Thomas Carew is perhaps the Cavalier poet with the greatest range and complexity. He gained his BA at Merton College, Oxford, studied law (his father’s profession), held several minor positions in the diplomatic and court bureaucracy, fought for his King in the ill-fated expedition against the Scots (the First Bishop’s War, 1639), and died of syphilis. A brilliant, dissolute young man, he was a favorite with Charles I and Henrietta Maria.
His poems (1640), published posthumously, are witty and often outrageous, but their emphasis on natural sensuality, and the need for union between king and subjects encodes a serious critique of the Neoplatonic artifice of the Caroline court. Carew’s spectacular court masque, Coelum Britannicum, performed at the Banqueting Hall at Whitehall on February 18, 1633, was based on a philosophical dialogue by Giordano Bruno. It combines a dramatization of serious social and political problems in the antimasque with wildly hyperbolic praise of the monarchs in the main masque. As a love poet Carew sometimes plays off Donnean situations and poems; elsewhere, as in “Ask no more where Jove bestowes,” he imitates Jonson’s most purely lyric vein. But his characteristic note is one of frank sexuality and emotional realism. “The Rapture,” probably the most erotic poem of the era, describes the sexual act under the sustained metaphor of a voyage.
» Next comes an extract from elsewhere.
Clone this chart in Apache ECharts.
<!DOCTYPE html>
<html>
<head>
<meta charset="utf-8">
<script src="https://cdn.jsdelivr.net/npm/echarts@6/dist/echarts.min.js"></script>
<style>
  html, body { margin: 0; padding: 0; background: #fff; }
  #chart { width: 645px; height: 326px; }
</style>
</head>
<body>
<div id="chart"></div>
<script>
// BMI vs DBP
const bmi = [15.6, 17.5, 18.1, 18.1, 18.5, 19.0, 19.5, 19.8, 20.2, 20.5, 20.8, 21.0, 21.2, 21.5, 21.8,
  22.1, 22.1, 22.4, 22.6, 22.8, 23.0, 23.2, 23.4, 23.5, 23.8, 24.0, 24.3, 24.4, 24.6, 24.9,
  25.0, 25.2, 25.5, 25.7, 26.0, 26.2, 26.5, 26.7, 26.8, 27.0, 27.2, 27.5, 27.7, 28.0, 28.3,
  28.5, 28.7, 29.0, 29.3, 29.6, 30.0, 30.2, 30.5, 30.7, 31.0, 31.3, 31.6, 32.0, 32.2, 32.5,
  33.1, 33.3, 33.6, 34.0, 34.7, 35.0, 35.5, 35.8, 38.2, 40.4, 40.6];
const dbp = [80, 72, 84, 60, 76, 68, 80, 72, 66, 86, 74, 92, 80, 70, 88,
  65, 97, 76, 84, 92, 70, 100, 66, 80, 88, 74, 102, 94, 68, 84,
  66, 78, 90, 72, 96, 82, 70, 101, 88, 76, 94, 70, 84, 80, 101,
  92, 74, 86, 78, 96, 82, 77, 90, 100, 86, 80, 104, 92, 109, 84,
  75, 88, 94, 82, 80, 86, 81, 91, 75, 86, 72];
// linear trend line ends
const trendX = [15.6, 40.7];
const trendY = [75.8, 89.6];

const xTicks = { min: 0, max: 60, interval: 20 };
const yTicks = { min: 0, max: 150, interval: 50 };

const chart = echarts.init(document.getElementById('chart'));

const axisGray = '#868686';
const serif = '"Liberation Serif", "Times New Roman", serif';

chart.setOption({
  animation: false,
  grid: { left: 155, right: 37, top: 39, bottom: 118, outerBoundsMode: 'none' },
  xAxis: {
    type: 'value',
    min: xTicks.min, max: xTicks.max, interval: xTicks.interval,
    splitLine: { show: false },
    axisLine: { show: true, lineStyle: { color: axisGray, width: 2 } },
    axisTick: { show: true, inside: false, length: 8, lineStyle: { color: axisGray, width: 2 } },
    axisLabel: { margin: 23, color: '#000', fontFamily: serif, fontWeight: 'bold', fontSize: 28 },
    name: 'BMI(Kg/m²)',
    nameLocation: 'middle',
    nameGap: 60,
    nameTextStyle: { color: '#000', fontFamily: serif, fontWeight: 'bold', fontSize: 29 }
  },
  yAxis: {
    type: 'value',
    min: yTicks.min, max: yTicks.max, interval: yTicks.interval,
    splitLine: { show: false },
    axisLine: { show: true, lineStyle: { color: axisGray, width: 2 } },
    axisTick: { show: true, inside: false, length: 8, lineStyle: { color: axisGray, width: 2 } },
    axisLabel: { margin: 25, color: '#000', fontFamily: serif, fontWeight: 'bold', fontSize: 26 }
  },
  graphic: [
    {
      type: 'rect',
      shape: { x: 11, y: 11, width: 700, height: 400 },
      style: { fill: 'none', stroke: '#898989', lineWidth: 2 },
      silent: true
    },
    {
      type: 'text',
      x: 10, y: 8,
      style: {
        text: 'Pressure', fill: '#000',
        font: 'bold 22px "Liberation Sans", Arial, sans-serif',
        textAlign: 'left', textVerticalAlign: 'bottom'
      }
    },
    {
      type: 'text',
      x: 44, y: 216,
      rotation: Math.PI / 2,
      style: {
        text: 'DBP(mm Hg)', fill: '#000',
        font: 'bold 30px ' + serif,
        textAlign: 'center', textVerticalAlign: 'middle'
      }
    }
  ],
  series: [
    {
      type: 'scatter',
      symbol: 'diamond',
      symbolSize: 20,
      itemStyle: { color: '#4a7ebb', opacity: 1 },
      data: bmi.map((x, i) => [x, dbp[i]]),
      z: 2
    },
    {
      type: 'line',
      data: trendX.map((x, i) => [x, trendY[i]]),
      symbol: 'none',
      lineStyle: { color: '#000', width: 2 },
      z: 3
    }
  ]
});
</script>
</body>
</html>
He also wrote country-house poems that, unlike Jonson’s “To Penhurst,” describe Saxham and Wrest as places of refuge from the mounting dangers outside their gates. Carew’s poems of literary criticism provide astute commentary on contemporary authors. “To Ben Jonson” evaluates Jonson with Jonsonian precision and judiciousness in weighing out praise and blame. His famous “Elegy” on Donne praises Donne’s innovation, avoidance of classical tags, “giant fancy,” and especially his tough masculinity of style, a feature Carew imitates in this poem’s energetic runover couplets, quick changes of rhythms and images, and vigorous “strong lines.”
Admittedly, more informative as regards Carew’s output, but also less interesting or informative as regards Carew himself. There’s a sense of humor in the older bio that has been expunged from the revised Norton. But I don’t know. I suppose there will be readers who prefer the revised Norton, but not me. I don’t read enough modern criticism to say definitively, but I do get the feeling that “scholarly” writing isn’t as free-wheeling as it used to be. Interestingly, when the latest Oxford Shakespeare was released with a separate Authorship Companion, the latter was much commented on and not because of the content, but because of the way it was written. Reasoning that the dry, struffed-shirt academese was off-putting to younger students, the editors decided to introduce generational colloquialisms and anecdotes into the their writing. Just imagine the horror of your grandparents showing up at a frat house in a mini-skirt, Bermuda shorts and a Hawaiian shirt and lei. This seems to have been the impression the essayists made on horrified students. Shakespeare scholars who had spent a lifetime perfecting academese were now going to shed that industrial-grade affectation with a smattering of hip colloquialisms?
Anyway, while my country descends into full-blown fascism, these are the little tempests that amuse me.